Friday, May 9, 2008

Not gonna do it

I'm not going to keep trying to be your friend.
I'm not going to be the only one who cares.
I'm not going to be fake.
I give up.

I'm tired of putting on a smile and wishing.
I'm tired of pretending there's a chance you actually like me for me.
I'm tired of thinking someday it could work out.

Oh well. It's your loss.
I'm done with you.

Seems like you have been done with me, so why not?

Tuesday, May 6, 2008

I am Envy

It doesn't usually hit me in the manner it did a few minutes ago- maybe because I am feeling about 60% right now, or just that I can see myself 5 yrs from now, but...

I am envious. I am jealous.

I just read an email from one of my dearest and most wonderful friends. She travels the world to her hearts desire- has lived in places I will probably never see- and always returns glowing and ready for home.

I guess I shouldn't say that I will "never see" these places because there is a chance I will.
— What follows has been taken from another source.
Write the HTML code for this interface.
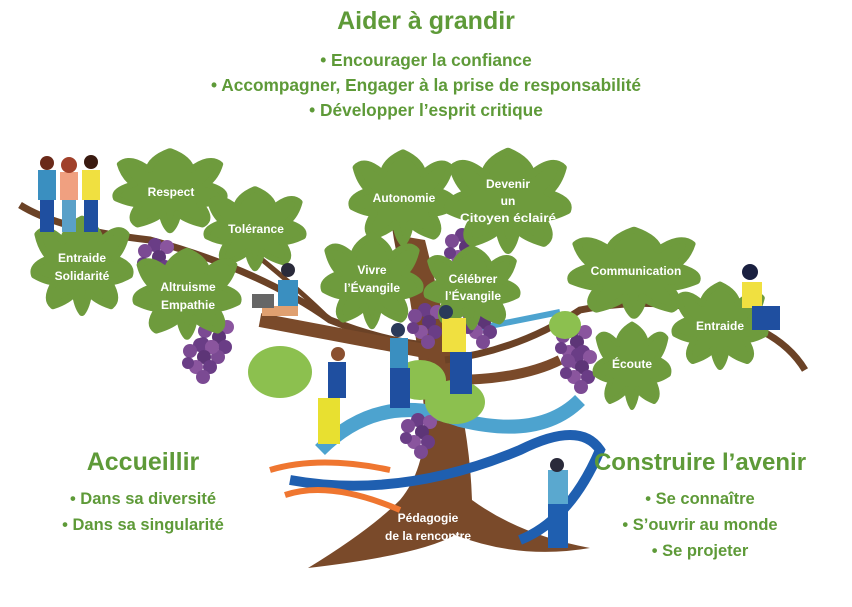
<!DOCTYPE html>
<html><head><meta charset="utf-8"><style>
html,body{margin:0;padding:0;background:#fff;}
body{width:852px;height:607px;overflow:hidden;position:relative;font-family:"Liberation Sans",sans-serif;}
.t{position:absolute;color:#5e9a38;font-weight:bold;text-align:center;white-space:nowrap;}
</style></head><body>
<svg width="852" height="607" style="position:absolute;left:0;top:0">
<defs>
<path id="lf" d="M0,-54 Q20,-44 22,-28 Q42,-48 52,-36 Q48,-18 38,-8 Q60,0 56,12 Q42,20 32,20 Q44,40 34,48 Q16,42 8,32 Q6,48 0,56 Q-6,48 -8,32 Q-16,42 -34,48 Q-44,40 -32,20 Q-42,20 -56,12 Q-60,0 -38,-8 Q-48,-18 -52,-36 Q-42,-48 -22,-28 Q-20,-44 0,-54 Z" fill="#6e9b3d" stroke="#6e9b3d" stroke-width="8" stroke-linejoin="round"/>
<g id="gr"><circle cx="0" cy="0" r="7" fill="#6a3d86"/><circle cx="12" cy="2" r="7" fill="#8a559e"/><circle cx="-10" cy="6" r="7" fill="#7b4a93"/><circle cx="4" cy="12" r="7" fill="#5d3577"/><circle cx="-4" cy="22" r="7" fill="#8a559e"/><circle cx="10" cy="22" r="7" fill="#6a3d86"/><circle cx="3" cy="32" r="7" fill="#7b4a93"/><circle cx="-12" cy="18" r="6" fill="#6a3d86"/></g>
</defs>
<!-- roots/trunk -->
<path d="M308,568 Q370,530 400,500 Q425,470 425,420 Q420,360 410,300 Q400,260 395,235 L425,240 Q445,320 455,380 Q470,440 472,500 Q520,535 590,548 Q520,560 455,535 Q420,555 308,568 Z" fill="#7a4a2a"/>
<!-- branches -->
<path d="M20,205 Q60,230 150,240 Q260,270 330,320 Q380,340 425,345" stroke="#6b4226" stroke-width="7" fill="none"/>
<path d="M250,250 Q300,290 330,320" stroke="#6b4226" stroke-width="5" fill="none"/>
<path d="M260,320 Q340,335 430,352" stroke="#7a4a2a" stroke-width="14" fill="none"/>
<path d="M445,360 Q520,350 580,310 Q680,290 760,330 Q790,345 805,370" stroke="#6b4226" stroke-width="7" fill="none"/>
<path d="M450,380 Q520,380 560,360" stroke="#7a4a2a" stroke-width="10" fill="none"/>
<path d="M400,250 Q390,200 395,170" stroke="#6b4226" stroke-width="8" fill="none"/>
<!-- swirls -->
<path d="M320,450 Q380,390 460,420 Q540,440 580,400" stroke="#4da3cf" stroke-width="14" fill="none"/>
<path d="M290,480 Q400,500 520,450 Q580,420 600,450 Q570,520 520,540" stroke="#1f5fb0" stroke-width="10" fill="none"/>
<path d="M470,330 Q520,320 560,312" stroke="#4da3cf" stroke-width="6" fill="none"/>
<path d="M270,470 Q320,455 390,470" stroke="#ef7630" stroke-width="6" fill="none"/>
<path d="M285,495 Q330,480 400,510" stroke="#ef7630" stroke-width="6" fill="none"/>
<!-- grapes -->
<use href="#gr" x="155" y="245"/><use href="#gr" x="215" y="325"/><use href="#gr" x="200" y="345"/>
<use href="#gr" x="462" y="235"/><use href="#gr" x="425" y="310"/><use href="#gr" x="480" y="310"/>
<use href="#gr" x="418" y="420"/><use href="#gr" x="573" y="330"/><use href="#gr" x="578" y="355"/>
<!-- light leaves -->
<g fill="#8cc04f"><ellipse cx="280" cy="372" rx="32" ry="26"/><ellipse cx="420" cy="380" rx="26" ry="20"/><ellipse cx="455" cy="402" rx="30" ry="22"/><ellipse cx="565" cy="325" rx="16" ry="14"/></g>
<!-- label leaves -->
<use href="#lf" transform="translate(170,190) scale(0.95,0.72)"/>
<use href="#lf" transform="translate(255,228) scale(0.85,0.72)"/>
<use href="#lf" transform="translate(82,265) scale(0.85,0.85)"/>
<use href="#lf" transform="translate(187,293) scale(0.9,0.78)"/>
<use href="#lf" transform="translate(403,197) scale(0.9,0.82)"/>
<use href="#lf" transform="translate(508,200) scale(1.05,0.9)"/>
<use href="#lf" transform="translate(372,280) scale(0.85,0.82)"/>
<use href="#lf" transform="translate(472,287) scale(0.8,0.72)"/>
<use href="#lf" transform="translate(634,272) scale(1.1,0.78)"/>
<use href="#lf" transform="translate(720,325) scale(0.8,0.75)"/>
<use href="#lf" transform="translate(632,365) scale(0.65,0.75)"/>
<!-- people (rough) -->
<g>
<rect x="38" y="170" width="18" height="30" fill="#3a8fc0"/><rect x="40" y="200" width="14" height="32" fill="#1f4fa0"/><circle cx="47" cy="163" r="7" fill="#6b2a1a"/>
<rect x="60" y="172" width="18" height="28" fill="#f0a080"/><rect x="62" y="200" width="14" height="32" fill="#5aa0c8"/><circle cx="69" cy="165" r="8" fill="#a0402a"/>
<rect x="82" y="170" width="18" height="30" fill="#f0e040"/><rect x="84" y="200" width="14" height="32" fill="#1f4fa0"/><circle cx="91" cy="162" r="7" fill="#3a1a10"/>
<rect x="278" y="280" width="20" height="26" fill="#3a8fc0"/><rect x="262" y="306" width="36" height="10" fill="#e0a070"/><circle cx="288" cy="270" r="7" fill="#2a2a3a"/><rect x="252" y="294" width="22" height="14" fill="#666"/>
<rect x="328" y="362" width="18" height="36" fill="#1f4fa0"/><rect x="318" y="398" width="22" height="46" fill="#e8e030"/><circle cx="338" cy="354" r="7" fill="#8a5030"/>
<rect x="390" y="338" width="18" height="30" fill="#3a8fc0"/><rect x="390" y="368" width="20" height="40" fill="#1f4fa0"/><circle cx="398" cy="330" r="7" fill="#2a3a5a"/>
<rect x="442" y="318" width="24" height="34" fill="#f0e040"/><rect x="450" y="352" width="22" height="42" fill="#1f4fa0"/><circle cx="446" cy="312" r="7" fill="#2a3a5a"/>
<rect x="548" y="470" width="20" height="34" fill="#5aa8cf"/><rect x="548" y="504" width="20" height="44" fill="#1f5fb0"/><circle cx="557" cy="465" r="7" fill="#2a2a3a"/>
<rect x="742" y="282" width="20" height="26" fill="#f0e040"/><rect x="752" y="306" width="28" height="24" fill="#1f4fa0"/><circle cx="750" cy="272" r="8" fill="#1a2040"/>
</g>
<g font-family="Liberation Sans,sans-serif" font-weight="bold" font-size="12" fill="#fff" text-anchor="middle">
<text x="171" y="196">Respect</text>
<text x="256" y="233">Tolérance</text>
<text x="82" y="262">Entraide</text><text x="82" y="280">Solidarité</text>
<text x="188" y="291">Altruisme</text><text x="188" y="309">Empathie</text>
<text x="404" y="202">Autonomie</text>
<text x="508" y="188">Devenir</text><text x="508" y="205">un</text><text x="508" y="222" textLength="96" lengthAdjust="spacingAndGlyphs">Citoyen éclairé</text>
<text x="372" y="274">Vivre</text><text x="372" y="292">l’Évangile</text>
<text x="473" y="283">Célébrer</text><text x="473" y="300">l’Évangile</text>
<text x="636" y="275">Communication</text>
<text x="720" y="330">Entraide</text>
<text x="632" y="368">Écoute</text>
<text x="428" y="522">Pédagogie</text><text x="428" y="540">de la rencontre</text>
</g>
</svg>
<div class="t" style="left:0;width:852px;top:7px;font-size:25px">Aider à grandir</div>
<div class="t" style="left:0;width:852px;top:48px;font-size:17.3px;line-height:25px">• Encourager la confiance<br>• Accompagner, Engager à la prise de responsabilité<br>• Développer l’esprit critique</div>
<div class="t" style="left:43px;width:200px;top:448px;font-size:25px">Accueillir</div>
<div class="t" style="left:43px;width:200px;top:486px;font-size:16.5px;line-height:26px">• Dans sa diversité<br>• Dans sa singularité</div>
<div class="t" style="left:580px;width:240px;top:449px;font-size:24px">Construire l’avenir</div>
<div class="t" style="left:580px;width:240px;top:486px;font-size:16.5px;line-height:26px">• Se connaître<br>• S’ouvrir au monde<br>• Se projeter</div>
</body></html>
Yet, for story (and sympathy sake) I will say "never".

Anyway- people, sites, feelings, food, scents, sounds, falling in love with other countries- it's hard to say I have never step foot on soil not governed by USA.

::sigh:: Someday, I guess I can dream. For now, I feel envy and sadness.

Envy and sadness as well as a slight tinge of thanks for the warm California sunshine, and clear air. I always look on the bright side... and it always helps when you look outside your 2nd floor sliding glass door and see white fluff balls floating around like you are in some kind of fairy tale.

At least my imagination can take me places.